Norway’s $620 billion sovereign wealth fund, Europe’s largest equity investor, saw its assets decline 2.2 percent last quarter as stocks fell on concern the euro area’s debt crisis would hamper a global recovery.
The Government Pension Fund Global lost 77 billion kroner ($13 billion) on its investments, as measured by a basket of currencies, it said in a statement published out of Oslo today. Equity investments slipped 4.6 percent, while the fund’s bonds returned 1.5 percent.
“A weaker than anticipated development in the world economy weighed on stock markets in the second quarter,” Yngve Slyngstad, chief executive officer of Norges Bank Investment Management, which runs the fund, said in a statement. “There was also increased uncertainty about the repercussions of the European sovereign debt crisis.”
Investors sold stocks as European leaders struggled to contain the euro area’s debt woes in the quarter. Spain in June became the fourth euro nation to seek a bailout as the currency union’s fourth-largest economy asked for loans to rescue banks pummeled by a real estate slump now in its fifth year.

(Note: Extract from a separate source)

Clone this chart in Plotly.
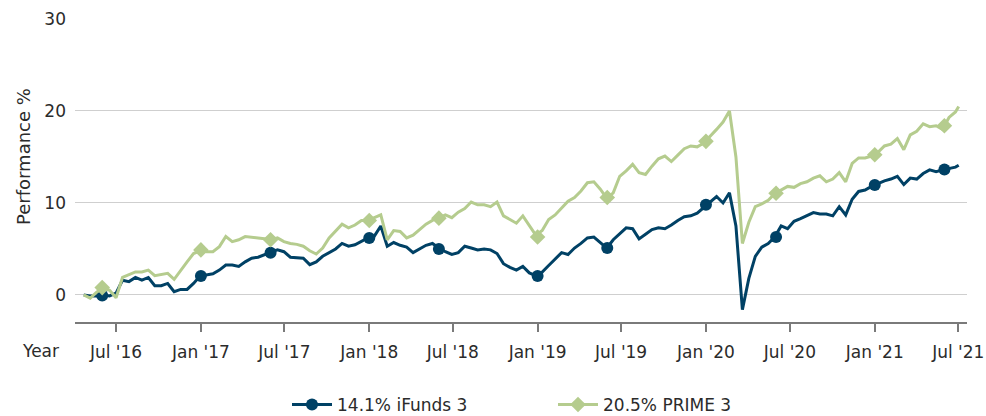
import pandas as pd
import plotly.graph_objects as go

# Fortnightly performance (%) from 22 Apr 2016, last value on 2 Jul 2021
series_start = "2016-04-22"
series_end = "2021-07-02"

ifunds_vals = [
    0.0, -0.1, -0.1, 0.0, -0.1, 0.2, 1.6, 1.45, 1.9, 1.6,
    1.9, 1.0, 1.0, 1.25, 0.35, 0.6, 0.6, 1.25, 2.05, 2.2,
    2.3, 2.7, 3.25, 3.25, 3.1, 3.6, 4.0, 4.1, 4.4, 4.65,
    4.9, 4.7, 4.1, 4.05, 4.0, 3.3, 3.6, 4.2, 4.6, 5.0,
    5.6, 5.3, 5.45, 5.8, 6.2, 6.4, 7.5, 5.3, 5.7, 5.4,
    5.2, 4.6, 5.0, 5.4, 5.6, 5.1, 4.7, 4.4, 4.6, 5.3,
    5.1, 4.9, 5.0, 4.9, 4.5, 3.4, 3.0, 2.7, 3.1, 2.4,
    2.1, 2.5, 3.2, 3.9, 4.6, 4.4, 5.1, 5.6, 6.2, 6.3,
    5.7, 5.1, 6.0, 6.7, 7.3, 7.2, 6.1, 6.6, 7.1, 7.3,
    7.2, 7.6, 8.1, 8.5, 8.6, 8.9, 9.5, 10.0, 10.7, 10.0,
    11.1, 7.5, -1.6, 1.8, 4.2, 5.2, 5.6, 6.3, 7.5, 7.2,
    8.0, 8.3, 8.6, 8.95, 8.8, 8.8, 8.6, 9.6, 8.7, 10.4,
    11.25, 11.4, 11.8, 12.1, 12.4, 12.6, 12.9, 12.0, 12.7, 12.6,
    13.2, 13.6, 13.4, 13.6, 13.75, 13.9, 14.1,
]

prime_vals = [
    0.0, -0.35, 0.3, 0.8, 0.5, -0.3, 1.9, 2.2, 2.5, 2.5,
    2.7, 2.1, 2.2, 2.35, 1.7, 2.7, 3.6, 4.5, 4.8, 4.7,
    4.7, 5.25, 6.35, 5.8, 6.0, 6.35, 6.3, 6.2, 6.1, 6.0,
    6.2, 5.8, 5.6, 5.5, 5.3, 4.8, 4.45, 5.1, 6.2, 6.9,
    7.7, 7.3, 7.6, 8.1, 8.1, 8.4, 8.7, 6.0, 7.0, 6.9,
    6.2, 6.5, 7.1, 7.7, 8.1, 8.35, 8.7, 8.4, 9.0, 9.4,
    10.1, 9.8, 9.8, 9.6, 10.1, 8.6, 8.2, 7.8, 8.6, 7.5,
    6.5, 7.0, 8.2, 8.7, 9.5, 10.2, 10.6, 11.3, 12.2, 12.3,
    11.5, 10.5, 11.1, 12.9, 13.5, 14.2, 13.3, 13.1, 14.0, 14.8,
    15.1, 14.5, 15.2, 15.9, 16.2, 16.1, 16.5, 17.2, 18.0, 18.8,
    20.0, 15.0, 5.6, 7.9, 9.6, 9.9, 10.3, 11.0, 11.4, 11.8,
    11.7, 12.1, 12.3, 12.7, 12.95, 12.3, 12.6, 13.3, 12.3, 14.3,
    14.9, 14.9, 15.1, 15.5, 16.2, 16.4, 17.0, 15.8, 17.4, 17.8,
    18.6, 18.3, 18.4, 18.0, 19.3, 19.9, 20.5,
]

# Marker points (1 Jan and 1 Jun of each year)
marker_dates = [
    "2016-06-01", "2017-01-01", "2017-06-01", "2018-01-01", "2018-06-01",
    "2019-01-01", "2019-06-01", "2020-01-01", "2020-06-01", "2021-01-01",
    "2021-06-01",
]
ifunds_marker_vals = [-0.05, 2.05, 4.6, 6.2, 5.0, 2.05, 5.1, 9.8, 6.3, 11.95, 13.65]
prime_marker_vals = [0.8, 4.9, 6.0, 8.1, 8.35, 6.3, 10.6, 16.7, 11.05, 15.25, 18.4]

tick_dates = [
    "2016-07-01", "2017-01-01", "2017-07-01", "2018-01-01", "2018-07-01",
    "2019-01-01", "2019-07-01", "2020-01-01", "2020-07-01", "2021-01-01",
    "2021-07-01",
]
tick_labels = [
    "Jul '16", "Jan '17", "Jul '17", "Jan '18", "Jul '18", "Jan '19",
    "Jul '19", "Jan '20", "Jul '20", "Jan '21", "Jul '21",
]

series_names = ["14.1% iFunds 3", "20.5% PRIME 3"]

BLUE = "#004165"
GREEN = "#B5CC8E"
FONT = "DejaVu Sans"
TEXT = "#2b2b2b"
FS = 17

dates = list(pd.date_range(series_start, periods=len(ifunds_vals) - 1, freq="14D"))
dates.append(pd.Timestamp(series_end))

fig = go.Figure()

for name, vals, mvals, color, symbol, msize in [
    (series_names[0], ifunds_vals, ifunds_marker_vals, BLUE, "circle", 12),
    (series_names[1], prime_vals, prime_marker_vals, GREEN, "diamond", 12),
]:
    fig.add_trace(go.Scatter(
        x=dates, y=vals, mode="lines", name=name,
        line=dict(color=color, width=3), showlegend=False, hoverinfo="skip",
    ))
    fig.add_trace(go.Scatter(
        x=pd.to_datetime(marker_dates), y=mvals, mode="markers", name=name,
        marker=dict(color=color, size=msize, symbol=symbol, line=dict(width=0)),
        showlegend=False,
    ))

# legend entries (line with marker)
for name, color, symbol in [
    (series_names[0], BLUE, "circle"),
    (series_names[1], GREEN, "diamond"),
]:
    fig.add_trace(go.Scatter(
        x=[None], y=[None], mode="lines+markers", name=name,
        line=dict(color=color, width=3),
        marker=dict(color=color, size=12, symbol=symbol),
    ))

fig.update_layout(
    width=986, height=416,
    margin=dict(l=75, r=19, t=19, b=94, autoexpand=False),
    plot_bgcolor="white", paper_bgcolor="white",
    font=dict(family=FONT, size=FS, color=TEXT),
    showlegend=True,
    legend=dict(
        orientation="h", x=(287 - 75) / 892, xanchor="left",
        y=(322 - 405) / 303, yanchor="middle",
        font=dict(family=FONT, size=FS, color=TEXT),
        entrywidth=211, itemwidth=40, tracegroupgap=0,
    ),
    annotations=[
        dict(text="Year", xref="paper", yref="paper", x=(20 - 75) / 892, y=(322 - 351) / 303,
             xanchor="left", yanchor="middle", showarrow=False,
             font=dict(family=FONT, size=FS, color=TEXT)),
        dict(text="Performance %", xref="paper", yref="paper", x=(23 - 75) / 892,
             y=(322 - 157) / 303, xanchor="center", yanchor="middle", textangle=-90,
             showarrow=False, font=dict(family=FONT, size=18, color=TEXT)),
    ],
)

fig.update_xaxes(
    type="date", range=["2016-04-03", "2021-07-20"],
    tickvals=pd.to_datetime(tick_dates), ticktext=tick_labels,
    ticks="outside", ticklen=8, tickwidth=1.5, tickcolor="#7a7a7a",
    showline=True, linecolor="#7a7a7a", linewidth=2, showgrid=False, zeroline=False,
    ticklabelstandoff=6,
    tickfont=dict(family=FONT, size=FS, color=TEXT),
)
fig.update_yaxes(
    range=[-2.94, 30], tickvals=[0, 10, 20, 30],
    showgrid=True, gridcolor="#cfcfcf", gridwidth=1, zeroline=False, showline=False,
    ticks="", ticklabelstandoff=8,
    tickfont=dict(family=FONT, size=FS, color=TEXT),
)

fig.write_html("out.html")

The MSCI World Index (MXWO) of stocks dropped 5.8 percent last quarter. Ten-year yields on Spanish government debt rose above 7 percent to a euro area record on June 18 -- a level that pushed Greece, Portugal and Ireland to seek international aid. Borrowing costs on Italian 10-year debt also rose to above 6 percent on concerns about contagion.
The Norwegian fund is in the midst of a strategy shift to reduce its bond and stock holdings in Europe to capture more global growth as it struggles to meet a 4 percent return target.
The fund reduced its holdings of bonds issued in European currencies in the quarter to 48.1 percent of total fixed-income investments from 51 percent, it said. It also boosted the share of bonds in American currencies to 40.1 percent and increased the portion of bonds in currencies of Asia and Oceania to 11.6 percent.
The changes were in line with its strategy to gradually reduce the share of bonds in currencies of developed European nations, it said. The fund in the quarter also increased investments in government bonds in the currencies of emerging economies such as China, Brazil and India, it said.
The holdings of German bunds rose to 58 billion kroner in the period, up from 38 billion kroner as of March 31. The fund’s investments in U.K. government bonds slid to 82 billion kroner from 89 billion kroner, and its French government holdings declined to 71 billion kroner from 80 billion kroner.
At the end of June, the fund held 59.6 percent of its assets in stocks, 40.1 percent in bonds and 0.3 percent in real estate. It’s mandated to hold 60 percent in stocks, 35 percent in bonds and 5 percent in real estate. The fund is managed by the central bank and gets guidelines from the Norwegian government.
The fund’s largest stock holding at the end of the quarter was Royal Dutch Shell Plc, while its biggest bond holding was U.S. Treasuries.
The Oslo-based investor got its first capital infusion in 1996 and has been taking on more risk as it expands globally, raising its stock portfolio from 40 percent in 2007. It first added equities in 1998, emerging markets in 2000 and this year real estate to boost returns and safeguard wealth.
Norway, a nation of 5 million people, generates money for the fund from taxes on oil and gas, ownership of petroleum fields and dividends from its 67 percent stake in Statoil ASA (STL), the country’s largest energy company. The Nordic nation is the world’s second-largest gas exporter and the seventh-biggest oil exporter. The oil fund invests outside Norway to avoid stoking domestic inflation.